1.5 Manfaat Penulisan Manfaat dari penelitian ini adalah sebagai berikut : 1. Bagi penulis : a. Menambah ilmu dan pengetahuan tentang pengaruh jumlah Wajib Pajak dan Pemeriksaan Pajak terhadap penerimaan Pajak Penghasilan pada Kantor Pelayanan Pajak Pratama Sleman. b. Menjadi sebuah penerapan ilmu yang sudah dipelajari selama kegiatan perkuliahan. 2. Bagi Kantor Pelayanan Pajak Pratama Sleman : a. Menambah bahan dalam hal melakukan evaluasi perbaikan kinerja terhadap penerimaan pajak khususnya Pajak Penghasilan. 3. Bagi Pihak Lain : a. Menjadi sumber informasi tambahan bagi para pembaca.
11
b. Menjadi sumber referensi tambahan untuk penelitian selanjutnya dengan tema yang sama.
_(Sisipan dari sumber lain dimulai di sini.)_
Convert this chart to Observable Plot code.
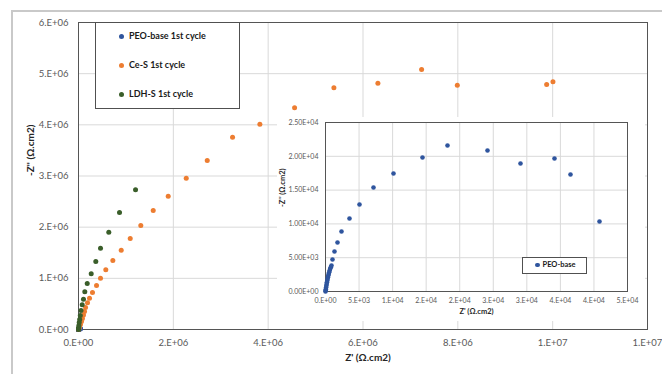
<!DOCTYPE html>
<html>
<head>
<meta charset="utf-8">
<script src="https://cdn.jsdelivr.net/npm/d3@7"></script>
<script src="https://cdn.jsdelivr.net/npm/@observablehq/plot@0.6"></script>
<style>
  body { margin: 0; background: #fff; font-family: Lato, "Open Sans", sans-serif; }
  #wrap { position: relative; width: 662px; height: 374px; overflow: hidden; background: #fff; }
  #border { position: absolute; left: 11px; top: 10px; right: -5px; bottom: -5px; border-left: 2px solid #c9c9c9; border-top: 2px solid #c9c9c9; }
  #main { position: absolute; left: 0; top: 0; }
  #inset { position: absolute; left: 277px; top: 117px; }
  .legend { position: absolute; background: #fff; border: 1px solid #505050; box-sizing: border-box; font-weight: bold; color: #1a1a1a; }
  .legend .row { position: absolute; white-space: nowrap; }
  .legend .dot { display: inline-block; border-radius: 50%; vertical-align: middle; }
</style>
</head>
<body>
<div id="wrap">
  <div id="border"></div>
  <div id="main"></div>
  <div id="inset"></div>
  <div id="legendMain" class="legend" style="left:95px;top:22px;width:145px;height:87px;"></div>
  <div id="legendInset" class="legend" style="left:522px;top:257px;width:65px;height:17px;"></div>
</div>
<script>
// ---------- data ----------
const seriesNames = ["PEO-base 1st cycle", "Ce-S 1st cycle", "LDH-S 1st cycle"];
const seriesColors = ["#2f559e", "#ed7d31", "#3a5e2a"];
const insetSeriesName = "PEO-base";

// PEO-base (Z', -Z'') in ohm.cm2
const peoZre = [0, 20, 50, 90, 130, 170, 210, 260, 310, 360, 420, 480, 550, 620, 700, 790,
  894, 1043, 1341, 1788, 2384, 3576, 5066, 7152, 10132, 14453, 18178, 24138, 29055, 34121, 36505, 40826];
const peoZim = [0, 150, 350, 600, 850, 1100, 1350, 1600, 1850, 2100, 2350, 2600, 2850, 3100, 3350, 3600,
  3845, 4733, 5916, 7247, 8874, 10797, 12867, 15382, 17452, 19819, 21593, 20854, 18931, 19671, 17304, 10353];

// Ce-S
const ceZre = [0, 10000, 21000, 42000, 63000, 84000, 105000, 127000, 148000, 190000, 232000, 295000, 380000, 464000,
  576000, 724000, 901000, 1091000, 1314000, 1576000, 1892000, 2272000, 2715000, 3249000, 3825000, 4557000,
  5386000, 6314000, 7236000, 7989000, 9873000, 10006000];
const ceZim = [0, 10000, 49000, 98000, 156000, 215000, 283000, 352000, 430000, 522000, 612000, 723000, 860000, 1003000,
  1167000, 1348000, 1549000, 1778000, 2032000, 2326000, 2605000, 2957000, 3303000, 3758000, 4012000, 4333000,
  4724000, 4813000, 5081000, 4774000, 4788000, 4841000];

// LDH-S
const ldhZre = [0, 1000, 4000, 8000, 15000, 25000, 38000, 53000, 78000, 105000, 133000, 184000, 268000, 365000,
  464000, 639000, 865000, 1203000];
const ldhZim = [0, 10000, 39000, 78000, 137000, 195000, 274000, 371000, 483000, 592000, 737000, 899000, 1088000, 1329000,
  1589000, 1902000, 2287000, 2730000];

// axes
const xTicks = [0, 2e6, 4e6, 6e6, 8e6, 1e7, 1.2e7];
const xTickLabels = ["0.E+00", "2.E+06", "4.E+06", "6.E+06", "8.E+06", "1.E+07", "1.E+07"];
const yTicks = [0, 1e6, 2e6, 3e6, 4e6, 5e6, 6e6];
const yTickLabels = ["0.E+00", "1.E+06", "2.E+06", "3.E+06", "4.E+06", "5.E+06", "6.E+06"];
const insetXTicks = [0, 5000, 10000, 15000, 20000, 25000, 30000, 35000, 40000, 45000];
const insetXTickLabels = ["0.E+00", "5.E+03", "1.E+04", "2.E+04", "2.E+04", "3.E+04", "3.E+04", "4.E+04", "4.E+04", "5.E+04"];
const insetYTicks = [0, 5000, 10000, 15000, 20000, 25000];
const insetYTickLabels = ["0.00E+00", "5.00E+03", "1.00E+04", "1.50E+04", "2.00E+04", "2.50E+04"];
const xTitle = "Z' (Ω.cm2)";
const yTitle = "-Z'' (Ω.cm2)";

// ---------- build ----------
const toRows = (xs, ys) => xs.map((x, i) => ({x, y: ys[i]}));
const peo = toRows(peoZre, peoZim);
const ce = toRows(ceZre, ceZim);
const ldh = toRows(ldhZre, ldhZim);
const fmt = (ticks, labels) => { const m = new Map(ticks.map((t, i) => [t, labels[i]])); return d => m.get(d); };

const grid = "#d9d9d9";
const tickColor = "#595959";

const main = Plot.plot({
  width: 662, height: 374,
  marginLeft: 78, marginRight: 15, marginTop: 22, marginBottom: 45,
  style: {fontFamily: "Lato, sans-serif", fontSize: "9.5px", color: tickColor, background: "transparent"},
  x: {domain: [0, 1.2e7], axis: null},
  y: {domain: [0, 6e6], axis: null},
  marks: [
    Plot.gridX(xTicks, {stroke: grid, strokeOpacity: 1}),
    Plot.gridY(yTicks, {stroke: grid, strokeOpacity: 1}),
    Plot.frame({stroke: "#555"}),
    Plot.axisX(xTicks, {tickSize: 0, tickPadding: 10, tickFormat: fmt(xTicks, xTickLabels), label: null}),
    Plot.axisY(yTicks, {tickSize: 0, tickPadding: 10, tickFormat: fmt(yTicks, yTickLabels), label: null}),
    Plot.dot(peo, {x: "x", y: "y", r: 2.5, fill: seriesColors[0], stroke: null}),
    Plot.dot(ce, {x: "x", y: "y", r: 2.5, fill: seriesColors[1], stroke: null}),
    Plot.dot(ldh, {x: "x", y: "y", r: 2.5, fill: seriesColors[2], stroke: null}),
    Plot.text([xTitle], {frameAnchor: "bottom", dy: 31, dx: 5, fontWeight: "bold", fontSize: 10, fill: "#262626"}),
    Plot.text([yTitle], {frameAnchor: "left", rotate: -90, dx: -48, fontWeight: "bold", fontSize: 10, fill: "#262626"})
  ]
});
document.getElementById("main").appendChild(main);

const inset = Plot.plot({
  width: 368, height: 204,
  marginLeft: 48, marginRight: 18, marginTop: 5, marginBottom: 30,
  style: {fontFamily: "Lato, sans-serif", fontSize: "7px", color: tickColor, background: "#fff"},
  x: {domain: [0, 45000], axis: null},
  y: {domain: [0, 25000], axis: null},
  marks: [
    Plot.gridX(insetXTicks, {stroke: grid, strokeOpacity: 1}),
    Plot.gridY(insetYTicks, {stroke: grid, strokeOpacity: 1}),
    Plot.frame({stroke: "#555"}),
    Plot.axisX(insetXTicks, {tickSize: 0, tickPadding: 7, tickFormat: fmt(insetXTicks, insetXTickLabels), label: null}),
    Plot.axisY(insetYTicks, {tickSize: 0, tickPadding: 7, tickFormat: fmt(insetYTicks, insetYTickLabels), label: null}),
    Plot.dot(peo, {x: "x", y: "y", r: 2.3, fill: seriesColors[0], stroke: null}),
    Plot.text([xTitle], {frameAnchor: "bottom", dy: 22, fontWeight: "bold", fontSize: 7.5, fill: "#262626"}),
    Plot.text([yTitle], {frameAnchor: "left", rotate: -90, dx: -43, fontWeight: "bold", fontSize: 7.5, fill: "#262626"})
  ]
});
document.getElementById("inset").appendChild(inset);

// legends
const lm = document.getElementById("legendMain");
seriesNames.forEach((name, i) => {
  const row = document.createElement("div");
  row.className = "row";
  row.style.left = "23px";
  row.style.top = (7 + i * 29) + "px";
  row.style.fontSize = "9px";
  row.innerHTML = `<span class="dot" style="width:5px;height:5px;background:${seriesColors[i]};margin-right:5px"></span>${name}`;
  lm.appendChild(row);
});
const li = document.getElementById("legendInset");
const r2 = document.createElement("div");
r2.className = "row";
r2.style.left = "12px";
r2.style.top = "2px";
r2.style.fontSize = "7.5px";
r2.innerHTML = `<span class="dot" style="width:4.5px;height:4.5px;background:${seriesColors[0]};margin-right:3px"></span>${insetSeriesName}`;
li.appendChild(r2);
</script>
</body>
</html>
1.6 Sistematika Penulisan Sistematika penulisan Tugas Akhir ini terdiri dari 4 (empat) bab utama yang terbagi menjadi beberapa sub bab. Terdiri dari Bab I Pendahuluan, Bab II Gambaran Umum Penulisan, Bab III Analisis dan Pembahasan, dan Bab IV Kesimpulan dan Saran. Berikut merupakan penjelasan dari masing-masing bagian bab sistematika penulisan : 1. BAB I PENDAHULUAN Bab satu pendahuluan berisi tentang latar belakang masalah, rumusan masalah, batasan masalah, tujuan penelitian, manfaat penelitian dan sistematika penulisan. 2. BAB II GAMBARAN UMUM PENULISAN Bab dua gambaran umum penulisan berisi tentang landasan teori, tinjauan pustaka, perumusan hipotesis, gambaran instansi, dan metodologi penelitian yang digunakan. 3. BAB III ANALISIS DAN PEMBAHASAN Bab tiga berisi tentang teknik analisis data yang digunakan untuk menjawab rumusan masalah, serta dilakukan pembahasan terkait hipotesis yang telah disusun sebelumnya.
12
4. BAB IV KESIMPULAN DAN SARAN Bab empat berisi uraian kesimpulan atas analisis dan pembahasan yang telah dilakukan serta memberikan saran-saran yang bisa dilakukan oleh pihak instansi maupun pihak lain yang terkait.